_Problem description_
Starting at the first line of the data below, retype every line up to and including the one containing "6.852, 6.923, 6.994];".

-------- Recorded information

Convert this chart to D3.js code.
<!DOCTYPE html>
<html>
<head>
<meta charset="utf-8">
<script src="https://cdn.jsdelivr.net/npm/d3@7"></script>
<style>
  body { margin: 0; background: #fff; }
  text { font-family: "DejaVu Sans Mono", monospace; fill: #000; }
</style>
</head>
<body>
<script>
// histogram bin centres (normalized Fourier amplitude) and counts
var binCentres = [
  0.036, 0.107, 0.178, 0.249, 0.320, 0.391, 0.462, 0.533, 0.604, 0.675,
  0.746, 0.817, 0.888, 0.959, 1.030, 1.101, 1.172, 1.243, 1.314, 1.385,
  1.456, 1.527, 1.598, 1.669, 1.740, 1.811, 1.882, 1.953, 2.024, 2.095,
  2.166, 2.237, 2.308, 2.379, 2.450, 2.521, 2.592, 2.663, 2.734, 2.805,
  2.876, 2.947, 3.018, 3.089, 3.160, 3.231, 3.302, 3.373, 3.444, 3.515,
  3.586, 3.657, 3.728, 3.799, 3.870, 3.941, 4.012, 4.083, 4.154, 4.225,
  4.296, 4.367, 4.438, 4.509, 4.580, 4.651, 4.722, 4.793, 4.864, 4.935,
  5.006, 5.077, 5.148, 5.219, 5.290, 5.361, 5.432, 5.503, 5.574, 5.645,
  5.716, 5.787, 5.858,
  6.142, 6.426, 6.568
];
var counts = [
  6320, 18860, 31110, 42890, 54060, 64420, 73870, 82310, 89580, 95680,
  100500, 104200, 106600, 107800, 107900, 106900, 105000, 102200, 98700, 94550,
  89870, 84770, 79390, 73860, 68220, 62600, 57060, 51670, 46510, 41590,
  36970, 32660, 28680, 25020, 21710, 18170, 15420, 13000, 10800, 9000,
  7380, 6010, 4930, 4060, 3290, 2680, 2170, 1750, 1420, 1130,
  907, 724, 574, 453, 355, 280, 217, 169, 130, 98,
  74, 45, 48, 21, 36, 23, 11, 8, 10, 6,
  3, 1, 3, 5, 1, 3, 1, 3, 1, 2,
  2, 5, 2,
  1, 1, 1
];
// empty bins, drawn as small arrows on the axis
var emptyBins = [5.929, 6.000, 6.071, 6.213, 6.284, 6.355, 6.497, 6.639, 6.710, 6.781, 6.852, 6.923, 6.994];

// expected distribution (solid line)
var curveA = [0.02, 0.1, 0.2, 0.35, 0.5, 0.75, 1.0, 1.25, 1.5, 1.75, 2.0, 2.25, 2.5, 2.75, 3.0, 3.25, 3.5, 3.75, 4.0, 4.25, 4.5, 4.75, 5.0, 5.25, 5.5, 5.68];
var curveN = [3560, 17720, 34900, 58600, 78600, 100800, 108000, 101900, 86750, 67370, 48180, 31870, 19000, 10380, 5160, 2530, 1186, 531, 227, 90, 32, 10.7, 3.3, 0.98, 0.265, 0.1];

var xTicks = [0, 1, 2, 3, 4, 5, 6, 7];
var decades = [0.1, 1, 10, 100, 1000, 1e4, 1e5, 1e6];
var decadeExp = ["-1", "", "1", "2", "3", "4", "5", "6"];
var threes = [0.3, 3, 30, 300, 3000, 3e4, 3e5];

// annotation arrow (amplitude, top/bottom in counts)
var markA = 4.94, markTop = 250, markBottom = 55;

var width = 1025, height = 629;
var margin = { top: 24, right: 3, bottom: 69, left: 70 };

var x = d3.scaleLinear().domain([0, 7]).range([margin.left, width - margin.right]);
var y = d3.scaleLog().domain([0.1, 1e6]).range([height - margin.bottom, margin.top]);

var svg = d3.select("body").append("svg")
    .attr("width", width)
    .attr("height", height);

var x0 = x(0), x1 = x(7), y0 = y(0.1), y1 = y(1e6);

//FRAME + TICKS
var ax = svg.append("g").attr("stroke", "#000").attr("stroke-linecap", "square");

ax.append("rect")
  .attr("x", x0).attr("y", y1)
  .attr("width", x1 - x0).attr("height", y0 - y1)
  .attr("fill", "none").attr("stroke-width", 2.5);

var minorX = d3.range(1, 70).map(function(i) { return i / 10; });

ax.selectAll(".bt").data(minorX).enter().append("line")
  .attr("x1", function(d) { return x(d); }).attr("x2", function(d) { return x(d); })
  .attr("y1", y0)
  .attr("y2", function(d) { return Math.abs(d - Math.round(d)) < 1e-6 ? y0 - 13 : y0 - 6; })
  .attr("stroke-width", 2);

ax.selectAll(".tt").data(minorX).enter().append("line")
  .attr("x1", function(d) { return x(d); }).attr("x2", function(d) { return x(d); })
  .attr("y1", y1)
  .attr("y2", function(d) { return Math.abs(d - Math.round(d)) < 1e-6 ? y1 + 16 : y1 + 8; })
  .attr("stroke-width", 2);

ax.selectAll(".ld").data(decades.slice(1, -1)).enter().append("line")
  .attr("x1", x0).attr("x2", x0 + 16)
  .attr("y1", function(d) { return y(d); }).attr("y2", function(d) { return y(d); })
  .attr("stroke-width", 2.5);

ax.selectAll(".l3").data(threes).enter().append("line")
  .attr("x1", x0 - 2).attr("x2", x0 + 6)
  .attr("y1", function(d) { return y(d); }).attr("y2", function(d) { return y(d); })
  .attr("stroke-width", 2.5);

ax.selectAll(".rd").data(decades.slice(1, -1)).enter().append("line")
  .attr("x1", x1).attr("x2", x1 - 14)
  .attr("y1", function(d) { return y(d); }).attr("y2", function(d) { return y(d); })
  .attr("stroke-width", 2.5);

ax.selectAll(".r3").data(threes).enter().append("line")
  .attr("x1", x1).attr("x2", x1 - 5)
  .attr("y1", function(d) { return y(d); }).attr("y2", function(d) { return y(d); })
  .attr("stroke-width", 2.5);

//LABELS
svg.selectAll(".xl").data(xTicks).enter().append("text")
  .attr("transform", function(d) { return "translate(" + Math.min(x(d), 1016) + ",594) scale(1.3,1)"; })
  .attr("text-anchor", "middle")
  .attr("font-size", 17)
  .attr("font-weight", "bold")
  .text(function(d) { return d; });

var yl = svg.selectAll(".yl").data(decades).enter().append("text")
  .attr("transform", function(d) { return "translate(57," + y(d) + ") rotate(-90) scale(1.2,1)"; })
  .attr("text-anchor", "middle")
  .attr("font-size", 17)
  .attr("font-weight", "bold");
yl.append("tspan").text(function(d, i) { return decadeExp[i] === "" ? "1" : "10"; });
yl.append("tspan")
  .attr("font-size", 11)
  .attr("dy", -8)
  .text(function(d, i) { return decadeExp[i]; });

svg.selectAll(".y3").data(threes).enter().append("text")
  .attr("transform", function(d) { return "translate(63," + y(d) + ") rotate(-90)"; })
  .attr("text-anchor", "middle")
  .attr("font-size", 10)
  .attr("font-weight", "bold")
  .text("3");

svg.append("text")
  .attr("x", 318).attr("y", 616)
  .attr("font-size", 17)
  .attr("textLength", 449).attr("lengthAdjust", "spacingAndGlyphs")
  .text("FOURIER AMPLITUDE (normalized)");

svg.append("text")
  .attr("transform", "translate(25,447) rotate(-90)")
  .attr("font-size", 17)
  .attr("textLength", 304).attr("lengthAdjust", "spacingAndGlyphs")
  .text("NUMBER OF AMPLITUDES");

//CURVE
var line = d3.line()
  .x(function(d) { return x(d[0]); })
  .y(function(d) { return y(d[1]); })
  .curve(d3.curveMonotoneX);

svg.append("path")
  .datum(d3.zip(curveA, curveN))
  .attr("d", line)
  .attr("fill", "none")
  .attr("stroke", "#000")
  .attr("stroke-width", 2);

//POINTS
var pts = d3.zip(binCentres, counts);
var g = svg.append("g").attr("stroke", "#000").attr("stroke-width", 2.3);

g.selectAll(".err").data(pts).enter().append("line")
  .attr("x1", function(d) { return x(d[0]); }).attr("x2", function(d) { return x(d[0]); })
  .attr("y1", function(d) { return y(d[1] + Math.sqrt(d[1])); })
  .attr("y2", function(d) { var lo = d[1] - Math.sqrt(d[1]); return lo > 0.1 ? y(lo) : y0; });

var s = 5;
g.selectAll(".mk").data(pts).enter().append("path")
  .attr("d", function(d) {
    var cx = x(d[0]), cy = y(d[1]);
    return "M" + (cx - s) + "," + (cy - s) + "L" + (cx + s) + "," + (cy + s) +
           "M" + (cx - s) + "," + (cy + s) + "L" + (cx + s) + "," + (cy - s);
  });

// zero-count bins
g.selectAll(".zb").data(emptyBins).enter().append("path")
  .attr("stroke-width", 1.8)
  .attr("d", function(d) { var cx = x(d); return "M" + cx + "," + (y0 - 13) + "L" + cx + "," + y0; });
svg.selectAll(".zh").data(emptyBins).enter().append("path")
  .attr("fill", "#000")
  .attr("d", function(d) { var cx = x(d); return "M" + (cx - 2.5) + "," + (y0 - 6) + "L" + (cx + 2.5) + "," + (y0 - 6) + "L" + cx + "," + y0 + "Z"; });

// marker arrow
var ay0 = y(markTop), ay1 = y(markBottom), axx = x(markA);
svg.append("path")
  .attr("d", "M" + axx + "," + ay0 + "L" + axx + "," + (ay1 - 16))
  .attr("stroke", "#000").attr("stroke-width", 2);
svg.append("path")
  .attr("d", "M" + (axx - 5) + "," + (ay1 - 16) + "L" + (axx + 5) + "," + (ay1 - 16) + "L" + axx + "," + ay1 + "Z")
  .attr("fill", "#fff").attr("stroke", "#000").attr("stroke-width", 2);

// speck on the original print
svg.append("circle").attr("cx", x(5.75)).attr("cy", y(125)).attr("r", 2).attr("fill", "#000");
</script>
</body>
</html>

----------------

_In response_
Convert this chart to D3.js code.
<!DOCTYPE html>
<html>
<head>
<meta charset="utf-8">
<script src="https://cdn.jsdelivr.net/npm/d3@7"></script>
<style>
  body { margin: 0; background: #fff; }
  text { font-family: "DejaVu Sans Mono", monospace; fill: #000; }
</style>
</head>
<body>
<script>
// histogram bin centres (normalized Fourier amplitude) and counts
var binCentres = [
  0.036, 0.107, 0.178, 0.249, 0.320, 0.391, 0.462, 0.533, 0.604, 0.675,
  0.746, 0.817, 0.888, 0.959, 1.030, 1.101, 1.172, 1.243, 1.314, 1.385,
  1.456, 1.527, 1.598, 1.669, 1.740, 1.811, 1.882, 1.953, 2.024, 2.095,
  2.166, 2.237, 2.308, 2.379, 2.450, 2.521, 2.592, 2.663, 2.734, 2.805,
  2.876, 2.947, 3.018, 3.089, 3.160, 3.231, 3.302, 3.373, 3.444, 3.515,
  3.586, 3.657, 3.728, 3.799, 3.870, 3.941, 4.012, 4.083, 4.154, 4.225,
  4.296, 4.367, 4.438, 4.509, 4.580, 4.651, 4.722, 4.793, 4.864, 4.935,
  5.006, 5.077, 5.148, 5.219, 5.290, 5.361, 5.432, 5.503, 5.574, 5.645,
  5.716, 5.787, 5.858,
  6.142, 6.426, 6.568
];
var counts = [
  6320, 18860, 31110, 42890, 54060, 64420, 73870, 82310, 89580, 95680,
  100500, 104200, 106600, 107800, 107900, 106900, 105000, 102200, 98700, 94550,
  89870, 84770, 79390, 73860, 68220, 62600, 57060, 51670, 46510, 41590,
  36970, 32660, 28680, 25020, 21710, 18170, 15420, 13000, 10800, 9000,
  7380, 6010, 4930, 4060, 3290, 2680, 2170, 1750, 1420, 1130,
  907, 724, 574, 453, 355, 280, 217, 169, 130, 98,
  74, 45, 48, 21, 36, 23, 11, 8, 10, 6,
  3, 1, 3, 5, 1, 3, 1, 3, 1, 2,
  2, 5, 2,
  1, 1, 1
];
// empty bins, drawn as small arrows on the axis
var emptyBins = [5.929, 6.000, 6.071, 6.213, 6.284, 6.355, 6.497, 6.639, 6.710, 6.781, 6.852, 6.923, 6.994];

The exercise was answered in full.